* DATASET EXTRACT *
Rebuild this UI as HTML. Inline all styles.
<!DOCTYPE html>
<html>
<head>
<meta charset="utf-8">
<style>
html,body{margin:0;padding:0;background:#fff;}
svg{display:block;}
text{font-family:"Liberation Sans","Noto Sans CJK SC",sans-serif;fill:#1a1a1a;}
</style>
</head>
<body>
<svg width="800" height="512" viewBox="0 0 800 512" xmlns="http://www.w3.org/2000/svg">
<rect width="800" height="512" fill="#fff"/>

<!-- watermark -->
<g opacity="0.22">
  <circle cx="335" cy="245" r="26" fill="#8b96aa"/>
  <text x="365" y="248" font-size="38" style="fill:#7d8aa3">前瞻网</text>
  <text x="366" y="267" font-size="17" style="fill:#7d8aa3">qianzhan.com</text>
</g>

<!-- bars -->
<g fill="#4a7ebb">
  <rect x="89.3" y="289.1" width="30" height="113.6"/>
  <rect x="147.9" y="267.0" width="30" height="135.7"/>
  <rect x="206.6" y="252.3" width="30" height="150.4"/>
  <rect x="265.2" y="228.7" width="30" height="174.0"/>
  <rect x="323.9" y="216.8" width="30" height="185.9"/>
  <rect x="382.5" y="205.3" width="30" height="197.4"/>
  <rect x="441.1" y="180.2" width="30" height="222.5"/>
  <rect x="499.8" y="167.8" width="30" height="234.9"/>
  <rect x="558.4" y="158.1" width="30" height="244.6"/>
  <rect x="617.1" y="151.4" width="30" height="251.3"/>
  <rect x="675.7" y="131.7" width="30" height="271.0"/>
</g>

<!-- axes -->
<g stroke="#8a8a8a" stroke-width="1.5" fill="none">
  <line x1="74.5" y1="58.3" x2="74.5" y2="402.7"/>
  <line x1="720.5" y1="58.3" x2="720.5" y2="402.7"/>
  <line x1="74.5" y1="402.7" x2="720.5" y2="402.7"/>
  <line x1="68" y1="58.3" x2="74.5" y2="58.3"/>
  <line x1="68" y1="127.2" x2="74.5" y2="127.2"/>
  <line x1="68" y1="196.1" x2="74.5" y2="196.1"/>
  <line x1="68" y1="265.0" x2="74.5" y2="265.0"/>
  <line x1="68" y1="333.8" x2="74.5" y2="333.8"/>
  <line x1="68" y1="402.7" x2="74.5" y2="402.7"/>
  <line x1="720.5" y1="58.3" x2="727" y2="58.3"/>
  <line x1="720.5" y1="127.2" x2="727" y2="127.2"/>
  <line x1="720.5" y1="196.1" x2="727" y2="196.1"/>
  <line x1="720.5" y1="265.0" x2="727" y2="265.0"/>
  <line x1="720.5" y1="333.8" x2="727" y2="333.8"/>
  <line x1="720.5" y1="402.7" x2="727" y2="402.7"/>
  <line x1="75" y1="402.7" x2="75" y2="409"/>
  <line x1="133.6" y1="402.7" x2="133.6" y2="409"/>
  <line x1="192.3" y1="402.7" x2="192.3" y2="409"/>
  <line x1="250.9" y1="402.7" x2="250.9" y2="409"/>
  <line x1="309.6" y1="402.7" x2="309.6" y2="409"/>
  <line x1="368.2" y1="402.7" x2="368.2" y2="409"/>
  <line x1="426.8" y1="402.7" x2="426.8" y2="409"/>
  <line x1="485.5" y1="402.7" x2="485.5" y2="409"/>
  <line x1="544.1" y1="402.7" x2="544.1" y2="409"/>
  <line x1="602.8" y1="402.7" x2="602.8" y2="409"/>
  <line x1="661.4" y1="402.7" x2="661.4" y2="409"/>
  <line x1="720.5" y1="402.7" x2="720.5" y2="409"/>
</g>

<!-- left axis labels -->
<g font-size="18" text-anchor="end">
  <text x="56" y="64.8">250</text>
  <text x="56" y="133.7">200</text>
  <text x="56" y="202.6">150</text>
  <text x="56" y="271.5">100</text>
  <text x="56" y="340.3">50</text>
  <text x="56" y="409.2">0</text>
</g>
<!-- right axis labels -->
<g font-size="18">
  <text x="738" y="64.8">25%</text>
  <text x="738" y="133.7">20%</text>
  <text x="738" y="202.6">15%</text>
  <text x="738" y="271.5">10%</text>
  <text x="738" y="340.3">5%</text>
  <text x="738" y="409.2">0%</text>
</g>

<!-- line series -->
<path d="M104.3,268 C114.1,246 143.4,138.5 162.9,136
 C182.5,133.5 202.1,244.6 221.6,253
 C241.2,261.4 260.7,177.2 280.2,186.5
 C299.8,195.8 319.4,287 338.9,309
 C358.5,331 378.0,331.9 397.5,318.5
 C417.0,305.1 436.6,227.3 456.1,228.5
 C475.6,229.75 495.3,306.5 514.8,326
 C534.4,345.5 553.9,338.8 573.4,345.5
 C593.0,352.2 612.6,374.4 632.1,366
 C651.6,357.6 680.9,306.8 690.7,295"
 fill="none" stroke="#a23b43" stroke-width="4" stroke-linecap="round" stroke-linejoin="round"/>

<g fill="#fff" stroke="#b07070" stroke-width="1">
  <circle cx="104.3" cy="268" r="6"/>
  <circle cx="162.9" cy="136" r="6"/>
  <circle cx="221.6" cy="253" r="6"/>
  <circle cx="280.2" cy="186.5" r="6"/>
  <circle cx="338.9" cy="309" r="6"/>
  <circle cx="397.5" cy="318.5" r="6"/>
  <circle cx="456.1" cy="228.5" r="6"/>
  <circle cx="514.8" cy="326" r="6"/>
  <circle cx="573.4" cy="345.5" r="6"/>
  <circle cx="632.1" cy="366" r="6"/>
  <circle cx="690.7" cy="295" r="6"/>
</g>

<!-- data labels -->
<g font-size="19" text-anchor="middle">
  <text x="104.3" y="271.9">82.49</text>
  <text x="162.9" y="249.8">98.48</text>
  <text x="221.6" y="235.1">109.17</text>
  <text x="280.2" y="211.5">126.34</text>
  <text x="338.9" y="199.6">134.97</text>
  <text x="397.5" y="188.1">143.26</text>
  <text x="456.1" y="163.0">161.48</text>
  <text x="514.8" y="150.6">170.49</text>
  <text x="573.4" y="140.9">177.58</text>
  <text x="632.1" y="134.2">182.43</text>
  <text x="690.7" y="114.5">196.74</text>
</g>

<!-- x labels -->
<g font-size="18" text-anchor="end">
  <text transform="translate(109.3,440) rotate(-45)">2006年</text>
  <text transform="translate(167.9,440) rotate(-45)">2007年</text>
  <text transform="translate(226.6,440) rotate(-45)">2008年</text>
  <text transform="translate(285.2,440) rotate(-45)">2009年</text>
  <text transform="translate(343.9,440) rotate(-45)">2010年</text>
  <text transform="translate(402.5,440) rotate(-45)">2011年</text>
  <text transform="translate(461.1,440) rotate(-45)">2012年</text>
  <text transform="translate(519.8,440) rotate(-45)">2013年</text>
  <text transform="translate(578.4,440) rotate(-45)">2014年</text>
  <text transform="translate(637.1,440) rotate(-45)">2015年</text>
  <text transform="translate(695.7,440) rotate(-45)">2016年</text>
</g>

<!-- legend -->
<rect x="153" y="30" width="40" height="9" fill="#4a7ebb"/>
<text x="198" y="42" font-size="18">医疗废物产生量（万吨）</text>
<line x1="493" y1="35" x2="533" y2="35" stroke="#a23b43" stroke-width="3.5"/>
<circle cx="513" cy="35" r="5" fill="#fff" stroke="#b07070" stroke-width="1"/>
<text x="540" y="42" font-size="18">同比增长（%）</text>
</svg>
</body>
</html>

* DIRECTIVE *
Transcribe the material above word for word.

* COMPLETE RESPONSE *
Rebuild this UI as HTML. Inline all styles.
<!DOCTYPE html>
<html>
<head>
<meta charset="utf-8">
<style>
html,body{margin:0;padding:0;background:#fff;}
svg{display:block;}
text{font-family:"Liberation Sans","Noto Sans CJK SC",sans-serif;fill:#1a1a1a;}
</style>
</head>
<body>
<svg width="800" height="512" viewBox="0 0 800 512" xmlns="http://www.w3.org/2000/svg">
<rect width="800" height="512" fill="#fff"/>

<!-- watermark -->
<g opacity="0.22">
  <circle cx="335" cy="245" r="26" fill="#8b96aa"/>
  <text x="365" y="248" font-size="38" style="fill:#7d8aa3">前瞻网</text>
  <text x="366" y="267" font-size="17" style="fill:#7d8aa3">qianzhan.com</text>
</g>

<!-- bars -->
<g fill="#4a7ebb">
  <rect x="89.3" y="289.1" width="30" height="113.6"/>
  <rect x="147.9" y="267.0" width="30" height="135.7"/>
  <rect x="206.6" y="252.3" width="30" height="150.4"/>
  <rect x="265.2" y="228.7" width="30" height="174.0"/>
  <rect x="323.9" y="216.8" width="30" height="185.9"/>
  <rect x="382.5" y="205.3" width="30" height="197.4"/>
  <rect x="441.1" y="180.2" width="30" height="222.5"/>
  <rect x="499.8" y="167.8" width="30" height="234.9"/>
  <rect x="558.4" y="158.1" width="30" height="244.6"/>
  <rect x="617.1" y="151.4" width="30" height="251.3"/>
  <rect x="675.7" y="131.7" width="30" height="271.0"/>
</g>

<!-- axes -->
<g stroke="#8a8a8a" stroke-width="1.5" fill="none">
  <line x1="74.5" y1="58.3" x2="74.5" y2="402.7"/>
  <line x1="720.5" y1="58.3" x2="720.5" y2="402.7"/>
  <line x1="74.5" y1="402.7" x2="720.5" y2="402.7"/>
  <line x1="68" y1="58.3" x2="74.5" y2="58.3"/>
  <line x1="68" y1="127.2" x2="74.5" y2="127.2"/>
  <line x1="68" y1="196.1" x2="74.5" y2="196.1"/>
  <line x1="68" y1="265.0" x2="74.5" y2="265.0"/>
  <line x1="68" y1="333.8" x2="74.5" y2="333.8"/>
  <line x1="68" y1="402.7" x2="74.5" y2="402.7"/>
  <line x1="720.5" y1="58.3" x2="727" y2="58.3"/>
  <line x1="720.5" y1="127.2" x2="727" y2="127.2"/>
  <line x1="720.5" y1="196.1" x2="727" y2="196.1"/>
  <line x1="720.5" y1="265.0" x2="727" y2="265.0"/>
  <line x1="720.5" y1="333.8" x2="727" y2="333.8"/>
  <line x1="720.5" y1="402.7" x2="727" y2="402.7"/>
  <line x1="75" y1="402.7" x2="75" y2="409"/>
  <line x1="133.6" y1="402.7" x2="133.6" y2="409"/>
  <line x1="192.3" y1="402.7" x2="192.3" y2="409"/>
  <line x1="250.9" y1="402.7" x2="250.9" y2="409"/>
  <line x1="309.6" y1="402.7" x2="309.6" y2="409"/>
  <line x1="368.2" y1="402.7" x2="368.2" y2="409"/>
  <line x1="426.8" y1="402.7" x2="426.8" y2="409"/>
  <line x1="485.5" y1="402.7" x2="485.5" y2="409"/>
  <line x1="544.1" y1="402.7" x2="544.1" y2="409"/>
  <line x1="602.8" y1="402.7" x2="602.8" y2="409"/>
  <line x1="661.4" y1="402.7" x2="661.4" y2="409"/>
  <line x1="720.5" y1="402.7" x2="720.5" y2="409"/>
</g>

<!-- left axis labels -->
<g font-size="18" text-anchor="end">
  <text x="56" y="64.8">250</text>
  <text x="56" y="133.7">200</text>
  <text x="56" y="202.6">150</text>
  <text x="56" y="271.5">100</text>
  <text x="56" y="340.3">50</text>
  <text x="56" y="409.2">0</text>
</g>
<!-- right axis labels -->
<g font-size="18">
  <text x="738" y="64.8">25%</text>
  <text x="738" y="133.7">20%</text>
  <text x="738" y="202.6">15%</text>
  <text x="738" y="271.5">10%</text>
  <text x="738" y="340.3">5%</text>
  <text x="738" y="409.2">0%</text>
</g>

<!-- line series -->
<path d="M104.3,268 C114.1,246 143.4,138.5 162.9,136
 C182.5,133.5 202.1,244.6 221.6,253
 C241.2,261.4 260.7,177.2 280.2,186.5
 C299.8,195.8 319.4,287 338.9,309
 C358.5,331 378.0,331.9 397.5,318.5
 C417.0,305.1 436.6,227.3 456.1,228.5
 C475.6,229.75 495.3,306.5 514.8,326
 C534.4,345.5 553.9,338.8 573.4,345.5
 C593.0,352.2 612.6,374.4 632.1,366
 C651.6,357.6 680.9,306.8 690.7,295"
 fill="none" stroke="#a23b43" stroke-width="4" stroke-linecap="round" stroke-linejoin="round"/>

<g fill="#fff" stroke="#b07070" stroke-width="1">
  <circle cx="104.3" cy="268" r="6"/>
  <circle cx="162.9" cy="136" r="6"/>
  <circle cx="221.6" cy="253" r="6"/>
  <circle cx="280.2" cy="186.5" r="6"/>
  <circle cx="338.9" cy="309" r="6"/>
  <circle cx="397.5" cy="318.5" r="6"/>
  <circle cx="456.1" cy="228.5" r="6"/>
  <circle cx="514.8" cy="326" r="6"/>
  <circle cx="573.4" cy="345.5" r="6"/>
  <circle cx="632.1" cy="366" r="6"/>
  <circle cx="690.7" cy="295" r="6"/>
</g>

<!-- data labels -->
<g font-size="19" text-anchor="middle">
  <text x="104.3" y="271.9">82.49</text>
  <text x="162.9" y="249.8">98.48</text>
  <text x="221.6" y="235.1">109.17</text>
  <text x="280.2" y="211.5">126.34</text>
  <text x="338.9" y="199.6">134.97</text>
  <text x="397.5" y="188.1">143.26</text>
  <text x="456.1" y="163.0">161.48</text>
  <text x="514.8" y="150.6">170.49</text>
  <text x="573.4" y="140.9">177.58</text>
  <text x="632.1" y="134.2">182.43</text>
  <text x="690.7" y="114.5">196.74</text>
</g>

<!-- x labels -->
<g font-size="18" text-anchor="end">
  <text transform="translate(109.3,440) rotate(-45)">2006年</text>
  <text transform="translate(167.9,440) rotate(-45)">2007年</text>
  <text transform="translate(226.6,440) rotate(-45)">2008年</text>
  <text transform="translate(285.2,440) rotate(-45)">2009年</text>
  <text transform="translate(343.9,440) rotate(-45)">2010年</text>
  <text transform="translate(402.5,440) rotate(-45)">2011年</text>
  <text transform="translate(461.1,440) rotate(-45)">2012年</text>
  <text transform="translate(519.8,440) rotate(-45)">2013年</text>
  <text transform="translate(578.4,440) rotate(-45)">2014年</text>
  <text transform="translate(637.1,440) rotate(-45)">2015年</text>
  <text transform="translate(695.7,440) rotate(-45)">2016年</text>
</g>

<!-- legend -->
<rect x="153" y="30" width="40" height="9" fill="#4a7ebb"/>
<text x="198" y="42" font-size="18">医疗废物产生量（万吨）</text>
<line x1="493" y1="35" x2="533" y2="35" stroke="#a23b43" stroke-width="3.5"/>
<circle cx="513" cy="35" r="5" fill="#fff" stroke="#b07070" stroke-width="1"/>
<text x="540" y="42" font-size="18">同比增长（%）</text>
</svg>
</body>
</html>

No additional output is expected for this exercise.